Vikings is a historical drama television series. Vikings is inspired by the sagas of Viking Ragnar Lothbrok, one of the best-known legendary Norse heroes and notorious as the scourge of England and France.

Total nominations and awards for the cast

ASC Awards
The American Society of Cinematographers presents the annual ASC Awards to recognize outstanding cinematography in film and television. Vikings has been nominated once.

Canadian Cinema Editors Awards
The Canadian Cinema Editors is a non-profit organization which promotes the art and science of picture editing in all media, they host annual awards honouring professional film editors. Vikings has been nominated once.

Canadian Screen Awards
The Canadian Screen Awards are given annually by the Academy of Canadian Cinema & Television recognizing excellence in Canadian film, English-language television, and digital media. Vikings has been nominated twenty two times, winning nine awards.

Critics Choice Television Awards
The Critics' Choice Television Awards are presented annually by Broadcast Television Journalists Association.  Vikings has been nominated once.

Directors Guild of Canada Awards
The Directors Guild of Canada hosts an annual awards ceremony recognizing achievement in directing, production design, picture and sound editing. Vikings has won five out of eleven nominations.

Emmy Awards
The Emmy Awards recognizes excellence in television production and is considered one of the top honors in the industry.  Vikings has received eight nominations.

Golden Maple Awards
The Golden Maple Awards are annual awards presented by the Academy of Canadians in Sports and Entertainment – Los Angeles to Canadian actors performing in television shows broadcast in the United States. Vikings has been nominated three times.

Golden Reel Awards
The Golden Reel Awards are given annually by the Motion Picture Sound Editors.  Vikings has been nominated three times.

IGN Awards
The IGN Awards are chosen annually by the IGN editors, honoring the best in film, television, games, comics and anime. Vikings has been nominated three times.

Irish Film and Television Awards
The Irish Film and Television Awards are presented annually by the Irish Film & Television Academy. Vikings has garnered twenty three nominations, resulting in eight awards.

Makeup Artist and Hair Stylist Guild Awards
The Make-Up Artists & Hair Stylists Guild is the official labor union for make-up artists and hair stylists in film, television, stage, commercials and digital media. The annual awards recognize artistic achievement from its members. Vikings has received four nominations.

OFTA Television Awards
The OFTA Television Awards are presented annually by the Online Film & Television Association.  Vikings has been nominated twice.

Satellite Awards
The Satellite Awards are annual awards given by the International Press Academy.

Saturn Awards
The Saturn Awards are awarded annually by the Academy of Science Fiction, Fantasy and Horror Films to honor science fiction, fantasy, and horror in film and television.
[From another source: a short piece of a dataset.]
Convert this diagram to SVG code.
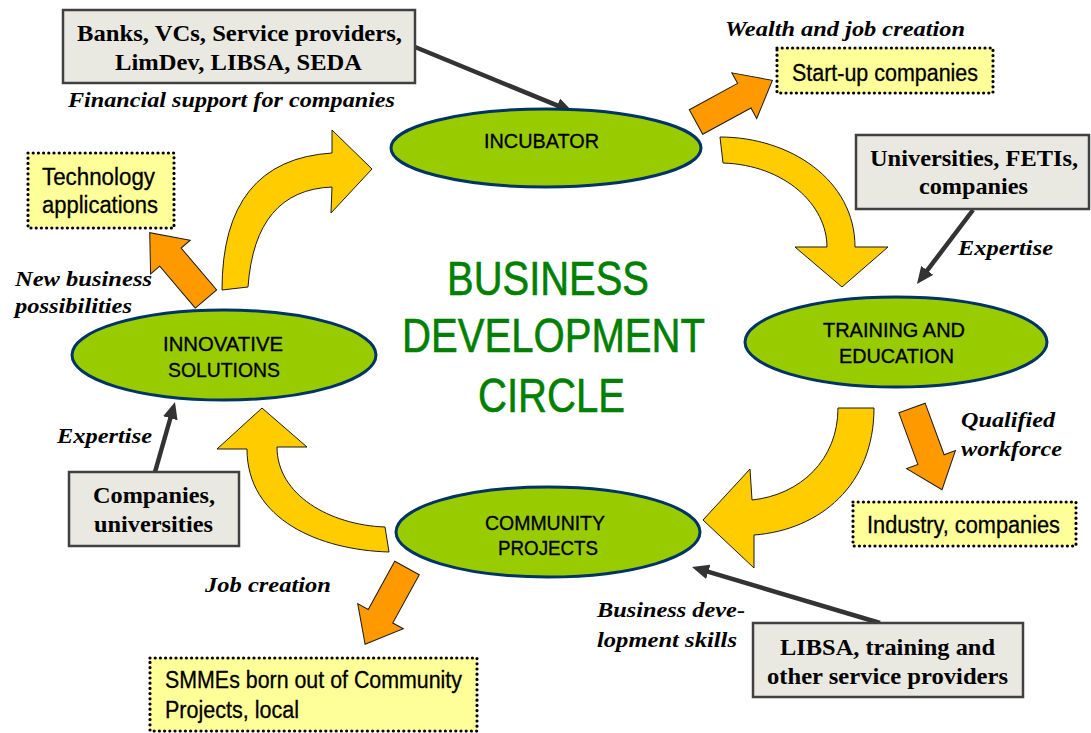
<svg xmlns="http://www.w3.org/2000/svg" width="1091" height="733" viewBox="0 0 1091 733">
<style>
.ell{fill:#99cc00;stroke:#003366;stroke-width:3}
.et{font-family:"Liberation Sans",Arial,sans-serif;font-size:21px;fill:#000;stroke:#000;stroke-width:0.35}
.grey{fill:#e9e9e1;stroke:#404040;stroke-width:2.5}
.gt{font-family:"Liberation Serif","Times New Roman",serif;font-weight:bold;font-size:23.5px;fill:#000}
.lab{font-family:"Liberation Serif","Times New Roman",serif;font-weight:bold;font-style:italic;font-size:22px;fill:#000}
.dot{fill:#ffff99;stroke:#000;stroke-width:3.2;stroke-dasharray:0 5.2;stroke-linecap:round}
.yt{font-family:"Liberation Sans",Arial,sans-serif;font-size:23.5px;fill:#000;stroke:#000;stroke-width:0.3}
.title{font-family:"Liberation Sans",Arial,sans-serif;font-size:49px;fill:#008000;stroke:#008000;stroke-width:0.6}
.curve{fill:#ffcc00;stroke:#1a1a1a;stroke-width:1}
.orange{fill:#ff9900;stroke:#1a1a1a;stroke-width:1}
.conn{fill:none;stroke:#333333;stroke-width:4.5;marker-end:url(#ah)}
</style>
<defs>
<marker id="ah" viewBox="0 0 17 15" refX="5" refY="7.5" markerWidth="17" markerHeight="15" markerUnits="userSpaceOnUse" orient="auto">
<path d="M0,0 L17,7.5 L0,15 Z" fill="#333333"/>
</marker>
<path id="oa" d="M0,-14 L55,-14 L55,-26 L87,0 L55,26 L55,14 L0,14 Z"/>
</defs>
<rect width="1091" height="733" fill="#ffffff"/>

<g id="title">
<text class="title" x="447" y="295" textLength="202" lengthAdjust="spacingAndGlyphs">BUSINESS</text>
<text class="title" x="402" y="352" textLength="303" lengthAdjust="spacingAndGlyphs">DEVELOPMENT</text>
<text class="title" x="478" y="412" textLength="147" lengthAdjust="spacingAndGlyphs">CIRCLE</text>
</g>

<g id="connectors">
<path class="curve" d="M222,290 Q222,160 332,153 L332,130 L372,169 L331,213 L332,187 Q255,190 248,287 Z"/>
<path class="curve" d="M720,137 C790,137 855,180 855,247 L888,247 L842,287 L795,247 L827,247 C827,205 785,165 723,163 Z"/>
<path class="curve" d="M838,408 L874,408 C874,485 820,530 754,535 L754,568 L703,520 L750,469 L752,500 C800,495 838,460 838,408 Z"/>
<path class="curve" d="M385,527 L389,552 C320,550 247,520 247,449 L217,449 L262,408 L307,447 L277,447 C277,495 330,525 385,527 Z"/>
<use href="#oa" class="orange" transform="translate(696,122) rotate(-28.6)"/>
<use href="#oa" class="orange" transform="translate(206,299) rotate(-130.3)"/>
<use href="#oa" class="orange" transform="translate(912,408) rotate(69.8)"/>
<use href="#oa" class="orange" transform="translate(407,568) rotate(118.8)"/>
<path class="conn" d="M415,47 L561.9,107.4"/>
<path class="conn" d="M973,210 L924.2,274.4"/>
<path class="conn" d="M155,472 L171.7,413.5"/>
<path class="conn" d="M880,623 L703.5,570.4"/>
</g>

<g id="incubator">
<ellipse class="ell" cx="546" cy="148" rx="155" ry="39"/>
<text class="et" x="484" y="148" textLength="115" lengthAdjust="spacingAndGlyphs">INCUBATOR</text>
</g>
<g id="training">
<ellipse class="ell" cx="896" cy="342" rx="151" ry="45"/>
<text class="et" x="823" y="337" textLength="142" lengthAdjust="spacingAndGlyphs">TRAINING AND</text>
<text class="et" x="839" y="363" textLength="115" lengthAdjust="spacingAndGlyphs">EDUCATION</text>
</g>
<g id="innovative">
<ellipse class="ell" cx="224" cy="355" rx="152" ry="45"/>
<text class="et" x="163" y="351" textLength="120" lengthAdjust="spacingAndGlyphs">INNOVATIVE</text>
<text class="et" x="168" y="377" textLength="112" lengthAdjust="spacingAndGlyphs">SOLUTIONS</text>
</g>
<g id="community">
<ellipse class="ell" cx="548" cy="532" rx="152" ry="45"/>
<text class="et" x="485" y="530" textLength="120" lengthAdjust="spacingAndGlyphs">COMMUNITY</text>
<text class="et" x="498" y="555" textLength="100" lengthAdjust="spacingAndGlyphs">PROJECTS</text>
</g>

<g id="banks">
<rect class="grey" x="63" y="10" width="352" height="73"/>
<text class="gt" x="77" y="41" textLength="325" lengthAdjust="spacingAndGlyphs">Banks, VCs, Service providers,</text>
<text class="gt" x="115" y="70" textLength="247" lengthAdjust="spacingAndGlyphs">LimDev, LIBSA, SEDA</text>
<text class="lab" x="68" y="107" textLength="327" lengthAdjust="spacingAndGlyphs">Financial support for companies</text>
</g>
<g id="universities">
<rect class="grey" x="856" y="135" width="233" height="74"/>
<text class="gt" x="870" y="166" textLength="208" lengthAdjust="spacingAndGlyphs">Universities, FETIs,</text>
<text class="gt" x="919" y="194" textLength="109" lengthAdjust="spacingAndGlyphs">companies</text>
<text class="lab" x="958" y="255" textLength="95" lengthAdjust="spacingAndGlyphs">Expertise</text>
</g>
<g id="companies">
<rect class="grey" x="69" y="472" width="170" height="74"/>
<text class="gt" x="93" y="503" textLength="122" lengthAdjust="spacingAndGlyphs">Companies,</text>
<text class="gt" x="94" y="532" textLength="119" lengthAdjust="spacingAndGlyphs">universities</text>
<text class="lab" x="57" y="443" textLength="95" lengthAdjust="spacingAndGlyphs">Expertise</text>
</g>
<g id="libsa">
<rect class="grey" x="753" y="623" width="270" height="74"/>
<text class="gt" x="780" y="655" textLength="215" lengthAdjust="spacingAndGlyphs">LIBSA, training and</text>
<text class="gt" x="767" y="684" textLength="241" lengthAdjust="spacingAndGlyphs">other service providers</text>
<text class="lab" x="597" y="617" textLength="148" lengthAdjust="spacingAndGlyphs">Business deve-</text>
<text class="lab" x="597" y="647" textLength="140" lengthAdjust="spacingAndGlyphs">lopment skills</text>
</g>

<g id="startup">
<rect class="dot" x="777" y="48" width="216" height="45"/>
<text class="yt" x="792" y="81" textLength="186" lengthAdjust="spacingAndGlyphs">Start-up companies</text>
<text class="lab" x="725" y="36" textLength="240" lengthAdjust="spacingAndGlyphs">Wealth and job creation</text>
</g>
<g id="technology">
<rect class="dot" x="28" y="153" width="146" height="75"/>
<text class="yt" x="42" y="185" textLength="113" lengthAdjust="spacingAndGlyphs">Technology</text>
<text class="yt" x="42" y="213" textLength="116" lengthAdjust="spacingAndGlyphs">applications</text>
<text class="lab" x="15" y="286" textLength="137" lengthAdjust="spacingAndGlyphs">New business</text>
<text class="lab" x="15" y="313" textLength="117" lengthAdjust="spacingAndGlyphs">possibilities</text>
</g>
<g id="industry">
<rect class="dot" x="853" y="502" width="223" height="44"/>
<text class="yt" x="867" y="533" textLength="193" lengthAdjust="spacingAndGlyphs">Industry, companies</text>
<text class="lab" x="961" y="427" textLength="94" lengthAdjust="spacingAndGlyphs">Qualified</text>
<text class="lab" x="961" y="456" textLength="101" lengthAdjust="spacingAndGlyphs">workforce</text>
</g>
<g id="smmes">
<rect class="dot" x="150" y="658" width="327" height="73"/>
<text class="yt" x="165" y="688" textLength="297" lengthAdjust="spacingAndGlyphs">SMMEs born out of Community</text>
<text class="yt" x="165" y="718" textLength="134" lengthAdjust="spacingAndGlyphs">Projects, local</text>
<text class="lab" x="205" y="592" textLength="126" lengthAdjust="spacingAndGlyphs">Job creation</text>
</g>
</svg>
Vikings has been nominated once.

VES Awards
Visual Effects Society honors achievement in visual effects in film, television, commercials, music videos and video games. Vikings has been nominated nine times, and won once.

Women's Image Network Awards
Women's Image Network Awards are annual awards presented to individuals who promote women and girls in the media. Vikings has been nominated five times, with director Helen Shaver winning two awards.

Young Artist Awards
The Young Artist Awards are awarded annually to young actors in film and television. Vikings has been nominated once.